### [WRITTEN TASK]
Check every line of the entries below for the word "chart", and copy the ones that have it.

### [RECORDS TO PROCESS]

>>>>

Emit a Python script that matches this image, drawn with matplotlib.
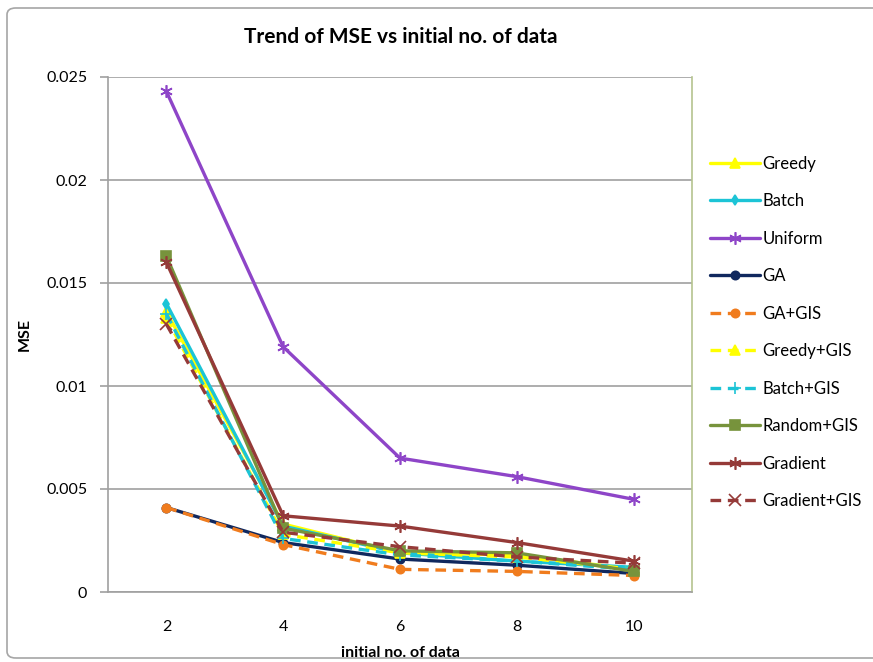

<<<<
>>>>

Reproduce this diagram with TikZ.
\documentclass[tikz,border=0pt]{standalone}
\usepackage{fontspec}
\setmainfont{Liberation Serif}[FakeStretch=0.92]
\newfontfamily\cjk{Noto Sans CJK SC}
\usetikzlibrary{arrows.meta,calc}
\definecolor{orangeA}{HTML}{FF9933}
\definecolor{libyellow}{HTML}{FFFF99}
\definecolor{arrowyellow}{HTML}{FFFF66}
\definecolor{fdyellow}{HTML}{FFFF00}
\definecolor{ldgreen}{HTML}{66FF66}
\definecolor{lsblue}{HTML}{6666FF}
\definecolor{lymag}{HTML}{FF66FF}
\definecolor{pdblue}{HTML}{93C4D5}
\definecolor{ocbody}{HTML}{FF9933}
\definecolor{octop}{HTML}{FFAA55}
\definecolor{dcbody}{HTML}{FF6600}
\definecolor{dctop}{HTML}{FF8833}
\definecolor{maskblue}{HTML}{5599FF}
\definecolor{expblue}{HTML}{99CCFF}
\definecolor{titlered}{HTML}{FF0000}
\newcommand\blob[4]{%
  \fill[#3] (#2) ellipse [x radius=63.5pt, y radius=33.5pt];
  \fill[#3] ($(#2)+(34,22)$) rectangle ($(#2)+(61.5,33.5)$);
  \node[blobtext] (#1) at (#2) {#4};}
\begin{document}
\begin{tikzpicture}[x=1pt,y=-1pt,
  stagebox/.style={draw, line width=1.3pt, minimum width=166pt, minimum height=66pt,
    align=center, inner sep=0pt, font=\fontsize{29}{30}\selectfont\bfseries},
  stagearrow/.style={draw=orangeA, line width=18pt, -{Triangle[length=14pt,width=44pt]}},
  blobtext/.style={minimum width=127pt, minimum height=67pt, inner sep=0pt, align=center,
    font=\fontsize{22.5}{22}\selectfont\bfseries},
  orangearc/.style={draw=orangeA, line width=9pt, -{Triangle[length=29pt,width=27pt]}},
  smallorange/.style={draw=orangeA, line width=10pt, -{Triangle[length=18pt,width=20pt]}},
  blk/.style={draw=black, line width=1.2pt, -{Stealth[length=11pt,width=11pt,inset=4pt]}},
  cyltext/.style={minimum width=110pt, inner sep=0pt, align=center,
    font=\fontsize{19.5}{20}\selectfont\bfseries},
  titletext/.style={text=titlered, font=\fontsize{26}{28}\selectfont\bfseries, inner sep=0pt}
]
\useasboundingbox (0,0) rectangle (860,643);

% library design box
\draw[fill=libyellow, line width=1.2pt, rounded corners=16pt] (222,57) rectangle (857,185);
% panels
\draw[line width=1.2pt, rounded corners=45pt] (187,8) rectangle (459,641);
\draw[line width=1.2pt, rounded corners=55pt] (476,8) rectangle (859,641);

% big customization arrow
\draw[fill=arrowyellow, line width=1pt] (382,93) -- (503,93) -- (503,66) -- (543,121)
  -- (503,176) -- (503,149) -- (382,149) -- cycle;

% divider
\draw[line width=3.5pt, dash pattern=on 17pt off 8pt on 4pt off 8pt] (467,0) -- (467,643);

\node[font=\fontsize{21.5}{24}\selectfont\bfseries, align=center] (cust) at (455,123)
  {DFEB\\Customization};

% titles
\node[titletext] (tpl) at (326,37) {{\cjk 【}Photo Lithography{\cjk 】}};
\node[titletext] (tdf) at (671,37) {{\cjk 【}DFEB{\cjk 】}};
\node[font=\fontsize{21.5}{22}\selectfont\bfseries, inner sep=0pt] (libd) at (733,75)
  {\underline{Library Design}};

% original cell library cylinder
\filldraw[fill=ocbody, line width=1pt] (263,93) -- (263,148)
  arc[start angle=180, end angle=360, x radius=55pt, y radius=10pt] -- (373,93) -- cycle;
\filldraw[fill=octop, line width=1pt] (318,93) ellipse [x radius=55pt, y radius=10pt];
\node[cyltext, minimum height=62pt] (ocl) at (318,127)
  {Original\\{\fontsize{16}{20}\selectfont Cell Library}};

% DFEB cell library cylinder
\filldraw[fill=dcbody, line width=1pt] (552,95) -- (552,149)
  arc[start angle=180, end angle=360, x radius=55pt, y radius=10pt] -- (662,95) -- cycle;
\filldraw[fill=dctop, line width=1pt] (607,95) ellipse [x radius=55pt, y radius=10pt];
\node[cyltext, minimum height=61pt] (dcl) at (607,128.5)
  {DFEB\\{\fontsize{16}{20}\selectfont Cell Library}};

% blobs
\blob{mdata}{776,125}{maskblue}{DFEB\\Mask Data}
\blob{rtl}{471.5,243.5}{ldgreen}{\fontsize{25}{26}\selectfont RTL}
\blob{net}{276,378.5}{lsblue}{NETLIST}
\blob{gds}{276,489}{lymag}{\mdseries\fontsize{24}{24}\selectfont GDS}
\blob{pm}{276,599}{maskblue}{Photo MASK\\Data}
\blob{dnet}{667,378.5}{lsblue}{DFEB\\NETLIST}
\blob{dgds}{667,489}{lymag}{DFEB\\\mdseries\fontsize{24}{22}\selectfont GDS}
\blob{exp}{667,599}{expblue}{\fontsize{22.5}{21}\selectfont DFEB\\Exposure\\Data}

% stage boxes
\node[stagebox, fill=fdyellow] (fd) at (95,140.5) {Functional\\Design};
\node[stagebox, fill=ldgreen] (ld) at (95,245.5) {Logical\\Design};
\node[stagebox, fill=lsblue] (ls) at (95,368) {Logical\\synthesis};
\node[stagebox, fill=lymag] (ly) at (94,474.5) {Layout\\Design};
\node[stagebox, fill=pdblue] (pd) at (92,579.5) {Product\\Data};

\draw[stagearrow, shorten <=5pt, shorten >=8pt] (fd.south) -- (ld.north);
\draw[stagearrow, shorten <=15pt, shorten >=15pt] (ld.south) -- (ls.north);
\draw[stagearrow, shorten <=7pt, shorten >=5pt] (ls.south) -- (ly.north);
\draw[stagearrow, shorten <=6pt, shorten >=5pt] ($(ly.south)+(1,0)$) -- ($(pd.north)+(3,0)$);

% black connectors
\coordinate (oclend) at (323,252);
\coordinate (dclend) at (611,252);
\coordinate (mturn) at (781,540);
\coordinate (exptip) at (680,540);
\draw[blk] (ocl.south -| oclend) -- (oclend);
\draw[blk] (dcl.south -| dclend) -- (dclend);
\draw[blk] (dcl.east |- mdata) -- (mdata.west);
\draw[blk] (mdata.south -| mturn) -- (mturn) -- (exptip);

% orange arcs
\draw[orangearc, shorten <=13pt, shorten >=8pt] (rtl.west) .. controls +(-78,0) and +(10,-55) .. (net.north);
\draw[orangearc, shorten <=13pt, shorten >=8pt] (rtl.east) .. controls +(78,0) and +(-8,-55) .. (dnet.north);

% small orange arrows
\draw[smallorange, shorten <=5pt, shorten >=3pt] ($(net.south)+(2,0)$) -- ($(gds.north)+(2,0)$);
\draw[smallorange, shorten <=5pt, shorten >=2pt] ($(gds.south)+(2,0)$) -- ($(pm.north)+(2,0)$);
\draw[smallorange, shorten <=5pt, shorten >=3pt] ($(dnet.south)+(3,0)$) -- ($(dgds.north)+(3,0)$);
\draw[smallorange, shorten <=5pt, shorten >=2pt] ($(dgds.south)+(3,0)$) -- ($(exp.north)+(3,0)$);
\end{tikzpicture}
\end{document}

<<<<
>>>>

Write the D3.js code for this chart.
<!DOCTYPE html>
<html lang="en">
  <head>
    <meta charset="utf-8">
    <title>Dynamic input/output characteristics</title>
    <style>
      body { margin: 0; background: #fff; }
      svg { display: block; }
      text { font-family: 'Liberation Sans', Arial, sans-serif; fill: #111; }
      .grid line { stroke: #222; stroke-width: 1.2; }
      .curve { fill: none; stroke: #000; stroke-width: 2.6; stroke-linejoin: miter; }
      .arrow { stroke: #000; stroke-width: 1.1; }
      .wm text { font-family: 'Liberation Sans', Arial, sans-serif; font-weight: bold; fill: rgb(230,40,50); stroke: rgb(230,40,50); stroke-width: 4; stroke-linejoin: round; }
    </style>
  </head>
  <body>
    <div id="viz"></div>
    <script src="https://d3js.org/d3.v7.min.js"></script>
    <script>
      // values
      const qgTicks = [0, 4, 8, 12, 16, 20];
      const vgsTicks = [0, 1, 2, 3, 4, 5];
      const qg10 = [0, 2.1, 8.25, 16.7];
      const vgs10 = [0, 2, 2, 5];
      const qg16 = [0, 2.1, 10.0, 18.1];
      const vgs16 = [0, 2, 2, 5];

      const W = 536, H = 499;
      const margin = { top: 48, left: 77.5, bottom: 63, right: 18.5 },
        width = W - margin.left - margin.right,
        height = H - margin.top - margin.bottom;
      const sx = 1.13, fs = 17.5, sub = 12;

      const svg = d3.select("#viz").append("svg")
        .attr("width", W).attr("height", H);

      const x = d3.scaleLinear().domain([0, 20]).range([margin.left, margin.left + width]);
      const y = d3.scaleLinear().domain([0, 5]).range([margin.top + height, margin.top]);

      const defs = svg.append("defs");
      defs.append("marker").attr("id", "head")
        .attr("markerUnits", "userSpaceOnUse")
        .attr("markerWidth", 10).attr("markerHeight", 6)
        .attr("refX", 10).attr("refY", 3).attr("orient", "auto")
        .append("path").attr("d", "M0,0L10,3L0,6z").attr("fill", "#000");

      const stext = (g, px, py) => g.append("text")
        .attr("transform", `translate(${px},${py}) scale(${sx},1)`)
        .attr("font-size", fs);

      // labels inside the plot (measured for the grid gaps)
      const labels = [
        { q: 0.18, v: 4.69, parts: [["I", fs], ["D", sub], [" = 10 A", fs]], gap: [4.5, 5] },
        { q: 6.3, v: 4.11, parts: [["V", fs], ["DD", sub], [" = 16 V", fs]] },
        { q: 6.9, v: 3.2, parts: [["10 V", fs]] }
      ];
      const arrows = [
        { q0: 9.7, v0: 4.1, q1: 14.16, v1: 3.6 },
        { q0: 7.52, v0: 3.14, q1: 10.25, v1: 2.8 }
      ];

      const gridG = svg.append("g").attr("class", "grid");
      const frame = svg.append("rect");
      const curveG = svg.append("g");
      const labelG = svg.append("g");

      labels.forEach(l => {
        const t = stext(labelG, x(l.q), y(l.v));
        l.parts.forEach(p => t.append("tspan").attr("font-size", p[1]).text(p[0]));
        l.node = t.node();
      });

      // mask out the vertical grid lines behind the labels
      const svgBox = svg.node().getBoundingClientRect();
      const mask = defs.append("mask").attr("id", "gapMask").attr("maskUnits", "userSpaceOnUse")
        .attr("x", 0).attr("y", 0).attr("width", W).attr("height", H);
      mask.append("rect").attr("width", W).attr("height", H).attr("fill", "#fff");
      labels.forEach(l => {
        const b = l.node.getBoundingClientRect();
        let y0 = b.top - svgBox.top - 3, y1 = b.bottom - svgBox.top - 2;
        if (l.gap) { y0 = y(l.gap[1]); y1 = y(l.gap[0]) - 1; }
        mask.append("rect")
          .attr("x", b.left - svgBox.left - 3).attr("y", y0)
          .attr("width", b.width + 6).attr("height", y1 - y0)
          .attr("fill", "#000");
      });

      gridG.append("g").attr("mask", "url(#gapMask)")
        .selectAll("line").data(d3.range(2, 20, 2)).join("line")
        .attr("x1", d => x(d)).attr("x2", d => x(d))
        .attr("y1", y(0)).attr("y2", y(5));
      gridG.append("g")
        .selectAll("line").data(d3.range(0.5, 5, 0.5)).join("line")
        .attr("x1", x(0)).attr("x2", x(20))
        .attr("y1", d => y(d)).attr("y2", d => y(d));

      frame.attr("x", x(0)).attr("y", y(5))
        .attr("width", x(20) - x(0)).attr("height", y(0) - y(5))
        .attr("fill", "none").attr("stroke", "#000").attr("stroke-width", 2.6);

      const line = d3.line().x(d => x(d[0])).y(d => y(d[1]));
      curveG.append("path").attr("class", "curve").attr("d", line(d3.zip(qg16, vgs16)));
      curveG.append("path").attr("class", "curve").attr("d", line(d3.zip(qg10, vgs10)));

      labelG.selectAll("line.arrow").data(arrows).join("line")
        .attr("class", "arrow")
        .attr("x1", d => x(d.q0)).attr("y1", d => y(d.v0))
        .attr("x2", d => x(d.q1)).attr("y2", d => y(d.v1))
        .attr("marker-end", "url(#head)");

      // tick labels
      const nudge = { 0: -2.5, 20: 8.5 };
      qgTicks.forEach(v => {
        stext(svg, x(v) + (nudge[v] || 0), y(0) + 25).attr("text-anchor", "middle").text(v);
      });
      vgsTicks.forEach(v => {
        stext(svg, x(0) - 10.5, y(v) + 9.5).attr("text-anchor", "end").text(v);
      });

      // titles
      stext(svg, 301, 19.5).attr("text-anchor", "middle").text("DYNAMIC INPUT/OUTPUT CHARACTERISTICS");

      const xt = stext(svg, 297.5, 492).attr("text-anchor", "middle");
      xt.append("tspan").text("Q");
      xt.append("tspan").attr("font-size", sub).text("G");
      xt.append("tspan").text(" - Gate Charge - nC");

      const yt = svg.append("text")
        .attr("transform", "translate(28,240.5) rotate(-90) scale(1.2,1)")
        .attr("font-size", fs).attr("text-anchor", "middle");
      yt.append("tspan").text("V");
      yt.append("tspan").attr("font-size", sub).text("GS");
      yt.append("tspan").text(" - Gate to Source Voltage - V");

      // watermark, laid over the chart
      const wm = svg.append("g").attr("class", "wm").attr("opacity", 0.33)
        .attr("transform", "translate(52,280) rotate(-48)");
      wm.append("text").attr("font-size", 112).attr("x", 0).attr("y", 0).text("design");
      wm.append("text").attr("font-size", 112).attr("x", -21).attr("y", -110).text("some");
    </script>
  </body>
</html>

<<<<

### [SOLUTION TO THIS TASK]
Write the D3.js code for this chart.
      // watermark, laid over the chart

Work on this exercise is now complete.